Taiwan Semiconductor Manufacturing Co.’s U.S. stock shares closed just shy of a record high Thursday after the company announced fourth-quarter revenue of more than $15 billion, 24% above its final quarter of 2020, with a $6 billion quarterly profit. TSMC also said that it’s budgeting $40 to $44 billion this year to expand its production capacity in the face of a worldwide chip shortage.
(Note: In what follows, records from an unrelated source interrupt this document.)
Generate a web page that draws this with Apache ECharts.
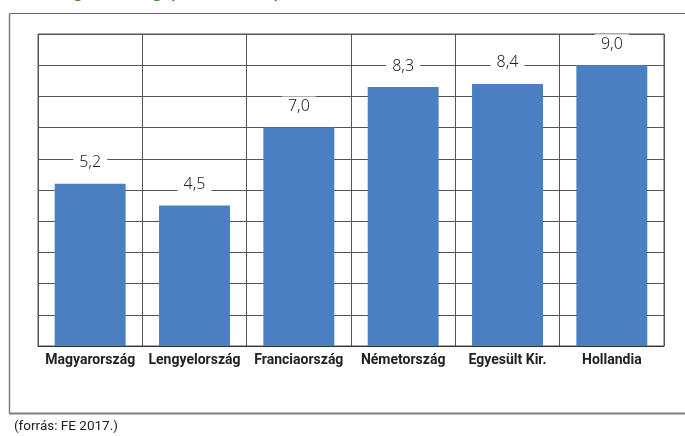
<!DOCTYPE html>
<html>
<head>
<meta charset="utf-8">
<script src="https://cdn.jsdelivr.net/npm/echarts@6/dist/echarts.min.js"></script>
<style>
  html, body { margin: 0; padding: 0; background: #fff; }
  #chart { width: 685px; height: 436px; }
</style>
</head>
<body>
<div id="chart"></div>
<script>
const countries = ['Magyarország', 'Lengyelország', 'Franciaország', 'Németország', 'Egyesült Kir.', 'Hollandia'];
const scores = [5.2, 4.5, 7.0, 8.3, 8.4, 9.0];
const yMin = 0;
const yMax = 10;
const yStep = 1;
const titleText = 'Elégedettség (skála 1–10)';
const sourceText = '(forrás: FE 2017.)';

const chart = echarts.init(document.getElementById('chart'));

const gridColor = '#555';
const frameColor = '#808080';

const option = {
  backgroundColor: '#fff',
  animation: false,
  title: {
    text: titleText,
    left: 40,
    top: -23,
    textStyle: {
      color: '#3a8a2c',
      fontSize: 20,
      fontWeight: 'bold',
      fontFamily: 'Roboto'
    }
  },
  grid: {
    left: 38,
    right: 21,
    top: 34,
    bottom: 90,
    show: true,
    borderColor: gridColor,
    borderWidth: 1
  },
  xAxis: {
    type: 'category',
    data: countries,
    axisLine: { show: true, lineStyle: { color: '#333', width: 1 } },
    axisTick: { show: false },
    splitLine: { show: true, lineStyle: { color: gridColor, width: 1 } },
    axisLabel: {
      color: '#222',
      fontSize: 14,
      fontWeight: 'bold',
      fontFamily: 'Roboto',
      margin: 7,
      interval: 0
    }
  },
  yAxis: {
    type: 'value',
    min: yMin,
    max: yMax,
    interval: yStep,
    axisLine: { show: false },
    axisTick: { show: false },
    axisLabel: { show: false },
    splitLine: { lineStyle: { color: gridColor, width: 1 } }
  },
  series: [{
    type: 'bar',
    data: scores,
    barWidth: '68%',
    itemStyle: { color: '#4a80c1' },
    label: {
      show: true,
      position: 'top',
      distance: 11,
      color: '#222',
      fontSize: 16,
      fontFamily: 'Noto Sans',
      fontWeight: 300,
      backgroundColor: '#fff',
      padding: [2, 6],
      formatter: p => p.value.toFixed(1).replace('.', ',')
    }
  }],
  graphic: [
    { type: 'line', shape: { x1: 9.5, y1: 13.5, x2: 685, y2: 13.5 }, style: { stroke: '#666', lineWidth: 1 } },
    { type: 'line', shape: { x1: 9.5, y1: 13.5, x2: 9.5, y2: 413 }, style: { stroke: frameColor, lineWidth: 1.5 } },
    { type: 'line', shape: { x1: 9, y1: 413.5, x2: 685, y2: 413.5 }, style: { stroke: frameColor, lineWidth: 2 } },
    {
      type: 'text',
      left: 14,
      top: 420,
      style: { text: sourceText, fill: '#222', fontSize: 13.5, fontFamily: 'Roboto' }
    }
  ]
};

chart.setOption(option);

window.addEventListener('resize', () => {
  chart.resize();
});
</script>
</body>
</html>
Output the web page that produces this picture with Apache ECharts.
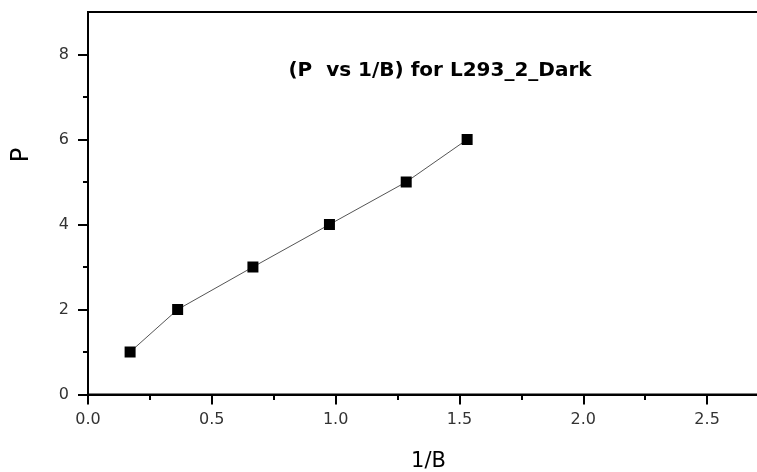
<!DOCTYPE html>
<html>
<head>
<meta charset="utf-8">
<script src="https://cdn.jsdelivr.net/npm/echarts@6/dist/echarts.min.js"></script>
<style>
  html, body { margin: 0; padding: 0; background: #fff; }
  #chart { width: 757px; height: 472px; }
</style>
</head>
<body>
<div id="chart"></div>
<script>
// Measured points: inverse field 1/B against index P
const invB = [0.170, 0.362, 0.666, 0.975, 1.285, 1.531];
const P = [1, 2, 3, 4, 5, 6];

// Axis ticks
const xMajor = [0, 0.5, 1.0, 1.5, 2.0, 2.5];
const xMinor = [0.25, 0.75, 1.25, 1.75, 2.25, 2.75];
const yMajor = [0, 2, 4, 6, 8];
const yMinor = [1, 3, 5, 7];

const titleText = '(P  vs 1/B) for L293_2_Dark';
const xName = '1/B';
const yName = 'P';

const FONT = 'DejaVu Sans';
const chart = echarts.init(document.getElementById('chart'), null, { renderer: 'canvas' });

const axisLine = { show: true, onZero: false, lineStyle: { color: '#000', width: 2 } };

chart.setOption({
  animation: false,
  backgroundColor: '#fff',
  grid: {
    left: 88, top: 12, right: -12, bottom: 77.5,
    outerBoundsMode: 'none', containLabel: false,
    show: true, borderColor: '#000', borderWidth: 2, backgroundColor: 'transparent'
  },
  xAxis: [
    {
      type: 'value', min: 0, max: 2.75,
      name: xName, nameLocation: 'middle', nameGap: 57,
      nameTextStyle: { fontFamily: FONT, fontSize: 21, color: '#000' },
      axisLine: axisLine,
      axisTick: { show: true, length: 10, inside: false, customValues: xMajor,
                  lineStyle: { color: '#000', width: 2 } },
      axisLabel: { show: true, customValues: xMajor, margin: 17,
                   formatter: v => v.toFixed(1),
                   fontFamily: FONT, fontSize: 16, color: '#333' },
      splitLine: { show: false }
    },
    {
      type: 'value', min: 0, max: 2.75, position: 'bottom',
      axisLine: { show: false },
      axisTick: { show: true, length: 5.5, customValues: xMinor,
                  lineStyle: { color: '#000', width: 2 } },
      axisLabel: { show: false },
      splitLine: { show: false }
    }
  ],
  yAxis: [
    {
      type: 'value', min: 0, max: 9,
      axisLine: axisLine,
      axisTick: { show: true, length: 10, customValues: yMajor,
                  lineStyle: { color: '#000', width: 2 } },
      axisLabel: { show: true, customValues: yMajor, margin: 19,
                   fontFamily: FONT, fontSize: 16, color: '#333' },
      splitLine: { show: false }
    },
    {
      type: 'value', min: 0, max: 9, position: 'left',
      axisLine: { show: false },
      axisTick: { show: true, length: 5, customValues: yMinor,
                  lineStyle: { color: '#000', width: 2 } },
      axisLabel: { show: false },
      splitLine: { show: false }
    }
  ],
  graphic: [
    {
      type: 'text', x: 440, y: 71,
      style: { text: titleText, font: 'bold 20px "' + FONT + '"', fill: '#000',
               align: 'center', verticalAlign: 'middle' }
    },
    {
      type: 'text', x: 22, y: 155, rotation: Math.PI / 2,
      style: { text: yName, font: '24px "' + FONT + '"', fill: '#000',
               align: 'center', verticalAlign: 'middle' }
    }
  ],
  series: [
    {
      type: 'line',
      data: invB.map((x, i) => [x, P[i]]),
      symbol: 'rect', symbolSize: 11,
      itemStyle: { color: '#000' },
      lineStyle: { color: '#555', width: 1 },
      z: 5
    }
  ]
});
</script>
</body>
</html>
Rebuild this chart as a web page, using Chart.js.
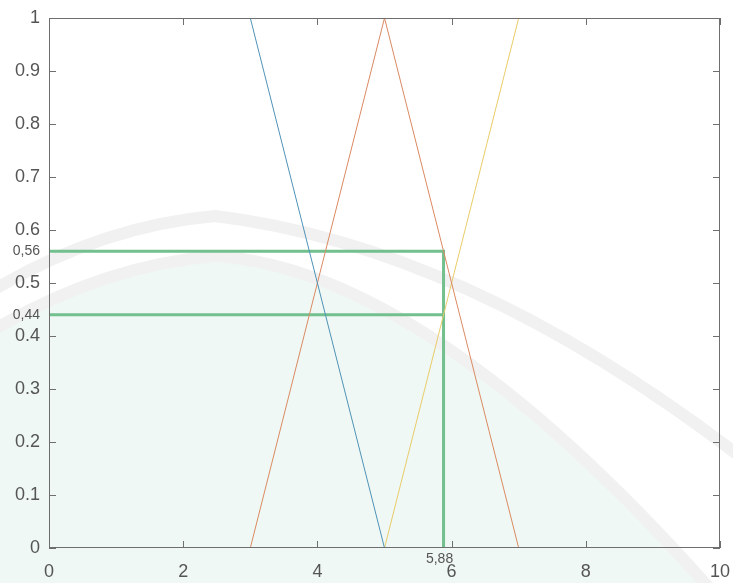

That’s twice what the company spent on manufacturing last year.
“Every year our capex is spent in anticipation of the growth that will follow,” Chief Financial Officer Wendell Huang said during an earnings call.
TSMC announced last year that it plans to spend $100 billion yearly by 2024 on production and R&D. The world’s largest chip maker and the largest privately owned corporation outside the U.S. seems poised to build on its dominance.
“Moving into first quarter 2022, we expect our business to be supported by HPC-related demand, continued recovery in the automotive segment, and a milder smartphone seasonality than in recent years,” Huang said, in a statement.
TSMC is already building a new plant in Arizona, with plans for new facilities in Europe announced and a Japan plant to open soon. With smartphones, laptops, and other electronics in high demand as people rely even more heavily on computing power, the main chip supplier for companies like Apple is in prime position to keep profits climbing for the foreseeable future.